BEIJING (Reuters) - The chairman of a large Chinese state-owned development company in southwestern Chengdu is being investigated for unspecified crimes, the company said on Friday, in what could be part of a broader crackdown on corruption in the city.
Ping Xing, chairman of Chengdu Hi-Tech Development Co Ltd, has been under investigation since August for violations of party discipline, which in China is generally code for corruption.
“Recently, the Chengdu commission on discipline inspection has filed a case to investigate Chengdu Hi-Tech Group’s chairman and president, Ping Xing,” the company said in a short statement to the Shenzhen stock exchange.
“Through investigation, Ping Xing’s behavior is considered a severe violation of party discipline, and he is suspected of crimes.

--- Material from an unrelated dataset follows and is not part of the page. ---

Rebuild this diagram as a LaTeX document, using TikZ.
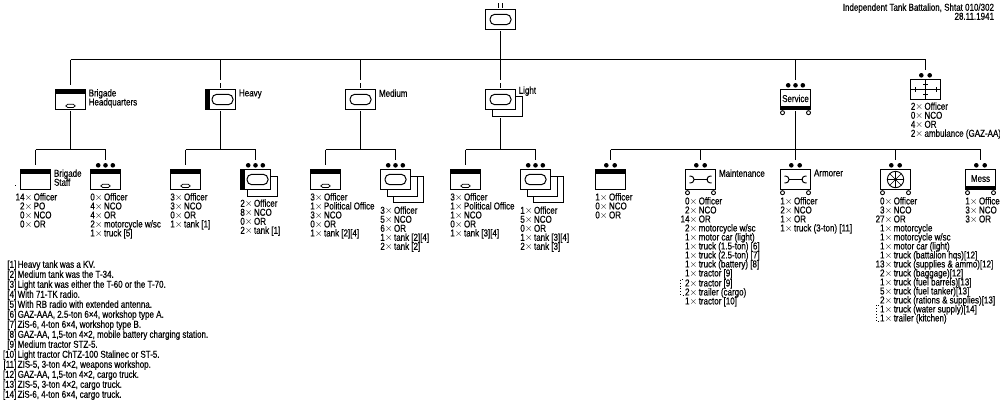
\documentclass[tikz,border=0pt]{standalone}
\usepackage{fontspec}
\setmainfont{Liberation Sans}[FakeStretch=0.8,FakeBold=0.4]
\usetikzlibrary{calc}

% lets the fixed line pitch hold even where brackets reach past it
\newcommand\fixedpitch{\lineskiplimit=-5pt\relax}

\tikzset{
  unitbox/.style={draw=black,line width=1pt,fill=white,minimum width=30pt,minimum height=20pt,inner sep=0pt,outer sep=0pt},
  link/.style={line width=1pt,line cap=butt},
  frombox/.style={shorten <=1.5pt},
  fromshadow/.style={shorten <=8.5pt},
  toplain/.style={shorten >=4.5pt},
  torank/.style={shorten >=9.5pt},
  shade line/.style={line width=1pt},
  txt/.style={inner sep=0pt,outer sep=0pt,anchor=north west,align=left,font=\fontsize{10}{9}\selectfont\fixedpitch},
  notes/.style={inner sep=0pt,outer sep=0pt,anchor=north west,align=left,font=\fontsize{10}{10}\selectfont\fixedpitch},
  caption/.style={inner sep=0pt,outer sep=0pt,align=center,font=\fontsize{10}{9}\selectfont\fixedpitch}
}

% one line of a personnel/equipment list: count column, then the item
\newcommand\linestrut{\rule{0pt}{7pt}\rule[-2pt]{0pt}{2pt}}
\newcommand\rr[2]{\linestrut\hbox to 14pt{\hss #1$\times$\hspace{1.4pt}}#2}
\newcommand\fn[2]{\linestrut\hbox to 17.7pt{\hss[#1]\hspace{1.4pt}}#2}
% list block placed by the vertical centre of its first line
\newcommand\roster[4]{\node[txt] (#1) at (#2,#3-3.5) {#4};}
% box decorations, all relative to a named box
\newcommand\topbar[1]{\fill (#1.north west) rectangle ($(#1.north east)+(0,4)$);}
\newcommand\bottombar[1]{\fill ($(#1.south west)+(0,-3.5)$) rectangle (#1.south east);}
\newcommand\leftbar[1]{\fill (#1.north west) rectangle ($(#1.south west)+(4,0)$);}
\newcommand\bigoval[2]{\draw[line width=1pt,rounded corners=4.8pt] ($(#1.center)+(#2-10.5,-5.2)$) rectangle ($(#1.center)+(#2+10.5,5.2)$);}
\newcommand\smalloval[1]{\draw[line width=.8pt,rounded corners=1.6pt] ($(#1.south)+(-4.5,-5.2)$) rectangle ($(#1.south)+(4.5,-2)$);}
\newcommand\dotsthree[1]{\foreach \d in {-7.3,0,7.3}{\fill ($(#1.north)+(\d,-4.2)$) circle (2.3pt);}}
\newcommand\dotstwo[1]{\foreach \d in {-4.2,4.2}{\fill ($(#1.north)+(\d,-4.2)$) circle (2.3pt);}}
\newcommand\wheels[1]{\foreach \d in {-13,13}{\draw[line width=.9pt,fill=white] ($(#1.south)+(\d,3.2)$) circle (2pt);}}
\newcommand\backframe[2]{\draw[shade line] ($(#1.north east)+(0,#2)$) -- ($(#1.north east)+(#2,#2)$) -- ($(#1.south east)+(#2,#2)$) -- ($(#1.south west)+(#2,#2)$) -- ($(#1.south west)+(#2,0)$);}
\newcommand\thirdframe[1]{\draw[shade line] ($(#1.north east)+(6.5,6.5)$) -- ($(#1.north east)+(12.5,6.5)$) -- ($(#1.south east)+(12.5,12.5)$) -- ($(#1.south west)+(12.5,12.5)$) -- ($(#1.south west)+(12.5,6.5)$);}
\newcommand\wrench[1]{
  \begin{scope}[shift={(#1.center)}]
    \draw[line width=1pt] (-7,0) -- (7,0);
    \draw[line width=1pt] (-11,-3.5) .. controls (-7.5,-3.5) and (-6.5,-1.5) .. (-6.5,0) .. controls (-6.5,1.5) and (-7.5,3.5) .. (-11,3.5);
    \draw[line width=1pt] (11,-3.5) .. controls (7.5,-3.5) and (6.5,-1.5) .. (6.5,0) .. controls (6.5,1.5) and (7.5,3.5) .. (11,3.5);
  \end{scope}}
\newcommand\spokewheel[1]{
  \begin{scope}[shift={(#1.center)}]
    \draw[line width=.9pt] (0,0) circle (8.2pt);
    \foreach \a in {0,45,...,315}{\draw[line width=.6pt] (0,0) -- (\a:8.2);}
    \fill (0,0) circle (1.5pt);
  \end{scope}}
\newcommand\medical[1]{
  \begin{scope}[shift={(#1.center)}]
    \draw[line width=1pt] (-15,0) -- (15,0) (0,-10) -- (0,10);
    \draw[line width=1pt] (-10.5,-2.5) -- (-10.5,2.5) (10.5,-2.5) -- (10.5,2.5);
    \draw[line width=1pt] (-2.5,-5) -- (2.5,-5) (-2.5,5) -- (2.5,5);
  \end{scope}}
\newcommand\ranktick[2]{\draw[link] ($(#1.north)+(#2,-6.5)$) -- ($(#1.north)+(#2,-2)$);}
\newcommand\dottedbracket[3]{\draw[line width=.9pt,dotted] (#1+2.5,#2) -- (#1,#2) -- (#1,#3) -- (#1+2.5,#3);}

\begin{document}
\begin{tikzpicture}[x=1pt,y=-1pt]
\useasboundingbox (0,0) rectangle (1000,400);
\fill[white] (0,0) rectangle (1000,400);
\clip (0,0) rectangle (1000,400);

% the boxes
\node[unitbox] (top) at (500.5,19.5) {};
\node[unitbox] (hq) at (70.5,99.5) {};
\node[unitbox] (heavy) at (220.5,99.5) {};
\node[unitbox] (medium) at (360.5,99.5) {};
\node[unitbox] (light) at (500.5,99.5) {};
\backframe{light}{6.5}
\node[unitbox] (service) at (795.5,99.5) {};
\node[unitbox] (medic) at (925.5,89.5) {};

\node[unitbox] (staff) at (35.5,179.5) {};
\node[unitbox] (hqplatoon) at (105.5,179.5) {};
\node[unitbox] (heavyhq) at (185.5,179.5) {};
\node[unitbox] (heavytanks) at (255.5,179.5) {};
\backframe{heavytanks}{6.5}
\node[unitbox] (mediumhq) at (325.5,179.5) {};
\node[unitbox] (mediumtanks) at (395.5,179.5) {};
\backframe{mediumtanks}{6.5}
\thirdframe{mediumtanks}
\node[unitbox] (lighthq) at (465.5,179.5) {};
\node[unitbox] (lighttanks) at (535.5,179.5) {};
\backframe{lighttanks}{6.5}
\thirdframe{lighttanks}
\node[unitbox] (servicehq) at (610.5,179.5) {};
\node[unitbox] (maint) at (700.5,179.5) {};
\node[unitbox] (armorer) at (795.5,179.5) {};
\node[unitbox] (supply) at (895.5,179.5) {};
\node[unitbox] (mess) at (980.5,179.5) {};

% symbols inside and around the boxes
\bigoval{top}{0} \ranktick{top}{-2} \ranktick{top}{2}
\topbar{hq} \smalloval{hq}
\leftbar{heavy} \bigoval{heavy}{2} \ranktick{heavy}{0}
\bigoval{medium}{0} \ranktick{medium}{0}
\bigoval{light}{0} \ranktick{light}{0}
\bottombar{service} \dotsthree{service} \wheels{service}
\medical{medic} \dotstwo{medic}
\topbar{staff}
\topbar{hqplatoon} \smalloval{hqplatoon} \dotsthree{hqplatoon}
\topbar{heavyhq} \smalloval{heavyhq}
\leftbar{heavytanks} \bigoval{heavytanks}{2} \dotsthree{heavytanks}
\topbar{mediumhq} \smalloval{mediumhq}
\bigoval{mediumtanks}{0} \dotsthree{mediumtanks}
\topbar{lighthq} \smalloval{lighthq}
\bigoval{lighttanks}{0} \dotsthree{lighttanks}
\topbar{servicehq} \dotstwo{servicehq}
\wrench{maint} \dotstwo{maint} \wheels{maint}
\wrench{armorer} \dotstwo{armorer} \wheels{armorer}
\spokewheel{supply} \dotstwo{supply} \wheels{supply}
\bottombar{mess} \dotstwo{mess} \wheels{mess}
\fill (15,184.5) rectangle (16,185.5);

% connectors
\coordinate (busmain) at (500.5,59.5);
\coordinate (bushq) at (70.5,149.5);
\coordinate (busheavy) at (220.5,149.5);
\coordinate (busmedium) at (360.5,149.5);
\coordinate (buslight) at (500.5,149.5);
\coordinate (busservice) at (795.5,149.5);

\draw[link] (hq.north |- busmain) -- (medic.north |- busmain);
\draw[link,frombox] (top.south) -- (top.south |- busmain);
\draw[link,toplain] (hq.north |- busmain) -- (hq.north);
\draw[link,torank] (heavy.north |- busmain) -- (heavy.north);
\draw[link,torank] (medium.north |- busmain) -- (medium.north);
\draw[link,torank] (light.north |- busmain) -- (light.north);
\draw[link,torank] (service.north |- busmain) -- (service.north);
\draw[link,torank] (medic.north |- busmain) -- (medic.north);

\draw[link,frombox] (hq.south) -- (bushq);
\draw[link] (staff.north |- bushq) -- (hqplatoon.north |- bushq);
\draw[link,toplain] (staff.north |- bushq) -- (staff.north);
\draw[link,torank] (hqplatoon.north |- bushq) -- (hqplatoon.north);

\draw[link,frombox] (heavy.south) -- (busheavy);
\draw[link] (heavyhq.north |- busheavy) -- (heavytanks.north |- busheavy);
\draw[link,toplain] (heavyhq.north |- busheavy) -- (heavyhq.north);
\draw[link,torank] (heavytanks.north |- busheavy) -- (heavytanks.north);

\draw[link,frombox] (medium.south) -- (busmedium);
\draw[link] (mediumhq.north |- busmedium) -- (mediumtanks.north |- busmedium);
\draw[link,toplain] (mediumhq.north |- busmedium) -- (mediumhq.north);
\draw[link,torank] (mediumtanks.north |- busmedium) -- (mediumtanks.north);

\draw[link,fromshadow] (light.south) -- (buslight);
\draw[link] (lighthq.north |- buslight) -- (lighttanks.north |- buslight);
\draw[link,toplain] (lighthq.north |- buslight) -- (lighthq.north);
\draw[link,torank] (lighttanks.north |- buslight) -- (lighttanks.north);

\draw[link,frombox] (service.south) -- (busservice);
\draw[link] (servicehq.north |- busservice) -- (mess.north |- busservice);
\draw[link,torank] (servicehq.north |- busservice) -- (servicehq.north);
\draw[link,torank] (maint.north |- busservice) -- (maint.north);
\draw[link,torank] (armorer.north |- busservice) -- (armorer.north);
\draw[link,torank] (supply.north |- busservice) -- (supply.north);
\draw[link,torank] (mess.north |- busservice) -- (mess.north);

% unit names
\node[txt] (titlea) at (88.7,89.2) {\linestrut Brigade\\\linestrut Headquarters};
\node[txt] (lblheavy) at (239,89.5) {Heavy};
\node[txt] (lblmedium) at (379,89.5) {Medium};
\node[txt] (lbllight) at (518.7,86.5) {Light};
\node[caption,yshift=1pt] (lblservice) at (service.center) {Service};
\node[caption,yshift=1pt] (lblmess) at (mess.center) {Mess};
\node[txt] (lblstaff) at (54,169.5) {\linestrut Brigade\\\linestrut Staff};
\node[txt] (lblmaint) at (719,169.5) {Maintenance};
\node[txt] (lblarmorer) at (814,169.5) {Armorer};

% heading
\node[caption,anchor=north east,align=right] (heading) at (994,3.5)
  {\linestrut Independent Tank Battalion, Shtat 010/302\\\linestrut 28.11.1941};

% strengths
\roster{rstaff}{19.7}{196.7}{\rr{14}{Officer}\\\rr{2}{PO}\\\rr{0}{NCO}\\\rr{0}{OR}}
\roster{rhq}{90}{196.7}{\rr{0}{Officer}\\\rr{4}{NCO}\\\rr{4}{OR}\\\rr{2}{motorcycle w/sc}\\\rr{1}{truck [5]}}
\roster{rheavyhq}{170}{196.7}{\rr{3}{Officer}\\\rr{3}{NCO}\\\rr{0}{OR}\\\rr{1}{tank [1]}}
\roster{rheavyt}{240}{203}{\rr{2}{Officer}\\\rr{8}{NCO}\\\rr{0}{OR}\\\rr{2}{tank [1]}}
\roster{rmedhq}{310}{196.7}{\rr{3}{Officer}\\\rr{1}{Political Office}\\\rr{3}{NCO}\\\rr{0}{OR}\\\rr{1}{tank [2][4]}}
\roster{rmedt}{380}{210}{\rr{3}{Officer}\\\rr{5}{NCO}\\\rr{6}{OR}\\\rr{1}{tank [2][4]}\\\rr{2}{tank [2]}}
\roster{rlighthq}{450}{196.7}{\rr{3}{Officer}\\\rr{1}{Political Office}\\\rr{1}{NCO}\\\rr{0}{OR}\\\rr{1}{tank [3][4]}}
\roster{rlightt}{520}{210}{\rr{1}{Officer}\\\rr{5}{NCO}\\\rr{0}{OR}\\\rr{1}{tank [3][4]}\\\rr{2}{tank [3]}}
\roster{rservhq}{595}{196.7}{\rr{1}{Officer}\\\rr{0}{NCO}\\\rr{0}{OR}}
\roster{rmedic}{910.5}{106}{\rr{2}{Officer}\\\rr{0}{NCO}\\\rr{4}{OR}\\\rr{2}{ambulance (GAZ-AA)}}
\roster{rmaint}{684.7}{200.7}{\rr{0}{Officer}\\\rr{2}{NCO}\\\rr{14}{OR}\\\rr{2}{motorcycle w/sc}\\\rr{1}{motor car (light)}\\\rr{1}{truck (1.5-ton) [6]}\\\rr{1}{truck (2.5-ton) [7]}\\\rr{1}{truck (battery) [8]}\\\rr{1}{tractor [9]}}
\roster{rmaintb}{684.7}{282.7}{\rr{2}{tractor [9]}\\\rr{2}{trailer (cargo)}\\\rr{1}{tractor [10]}}
\dottedbracket{680.7}{279.3}{295.3}
\roster{rarm}{780}{200.7}{\rr{1}{Officer}\\\rr{2}{NCO}\\\rr{1}{OR}\\\rr{1}{truck (3-ton) [11]}}
\roster{rsupply}{879.7}{200.7}{\rr{0}{Officer}\\\rr{3}{NCO}\\\rr{27}{OR}\\\rr{1}{motorcycle}\\\rr{1}{motorcycle w/sc}\\\rr{1}{motor car (light)}\\\rr{1}{truck (battalion hqs)[12]}\\\rr{13}{truck (supplies \& ammo)[12]}\\\rr{2}{truck (baggage)[12]}\\\rr{1}{truck (fuel barrels)[13]}\\\rr{5}{truck (fuel tanker)[13]}\\\rr{2}{truck (rations \& supplies)[13]}\\\rr{1}{truck (water supply)[14]}\\\rr{1}{trailer (kitchen)}}
\dottedbracket{876}{305}{321}
\roster{rmess}{965}{200.7}{\rr{1}{Office}\\\rr{3}{NCO}\\\rr{3}{OR}}

% footnotes
\node[notes] (footnotes) at (0,260.5) {\fn{1}{Heavy tank was a KV.}\\
\fn{2}{Medium tank was the T-34.}\\
\fn{3}{Light tank was either the T-60 or the T-70.}\\
\fn{4}{With 71-TK radio.}\\
\fn{5}{With RB radio with extended antenna.}\\
\fn{6}{GAZ-AAA, 2.5-ton 6×4, workshop type A.}\\
\fn{7}{ZiS-6, 4-ton 6×4, workshop type B.}\\
\fn{8}{GAZ-AA, 1,5-ton 4×2, mobile battery charging station.}\\
\fn{9}{Medium tractor STZ-5.}\\
\fn{10}{Light tractor ChTZ-100 Stalinec or ST-5.}\\
\fn{11}{ZIS-5, 3-ton 4×2, weapons workshop.}\\
\fn{12}{GAZ-AA, 1,5-ton 4×2, cargo truck.}\\
\fn{13}{ZIS-5, 3-ton 4×2, cargo truck.}\\
\fn{14}{ZiS-6, 4-ton 6×4, cargo truck.}};
\end{tikzpicture}
\end{document}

These criminal issues have been passed on to the relevant legal authorities to handle.”
The company has been responsible for developing two neighborhoods in Chengdu, a city of 14 million people, and has invested roughly 33 billion yuan ($5.42 billion), according to its holding company’s website.
Since Sichuan provincial deputy party secretary Li Chuncheng was toppled last December for “serious discipline violations”, a series of officials and business people have fallen under suspicion, including former provincial deputy governor, Guo Yongxiang, and He Yan, a local businesswoman, both of whom are likewise being investigated for violations of party discipline.
President Xi Jinping has called the country’s pervasive corruption a threat to the ruling Communist Party’s very survival and has vowed to pursue powerful “tigers” as well as lowly “flies”.
Many officials have been caught up in the investigations, which have now also extended to large state-owned companies.
As part of that campaign, China launched a series of graft investigations into the energy sector, announcing in August and September that five former senior officials of the country’s biggest oil business, China National Petroleum Corp, were under investigation for “serious discipline violations”.
A top executive at the country’s largest bulk shipping company, China COSCO Holdings, is also the subject of a government probe.
Last Friday, COSCO announced its vice president, Xu Minjie, had resigned - a day after it said he was “under investigation by the relevant authorities”.
A former COSCO Group chairman, Wei Jiafu, has also been prevented from leaving China, the Beijing Times said in a report citing unidentified company sources that was reposted by the official Xinhua news agency.
The reports of Wei having been banned from leaving China were baseless, COSCO Group said in a statement last week, vowing to comply with the country’s anti-graft procedures. It declined further comment on the matter.
On Friday, China Merchants Bank said Wei, who is now the bank’s vice chairman, had resigned.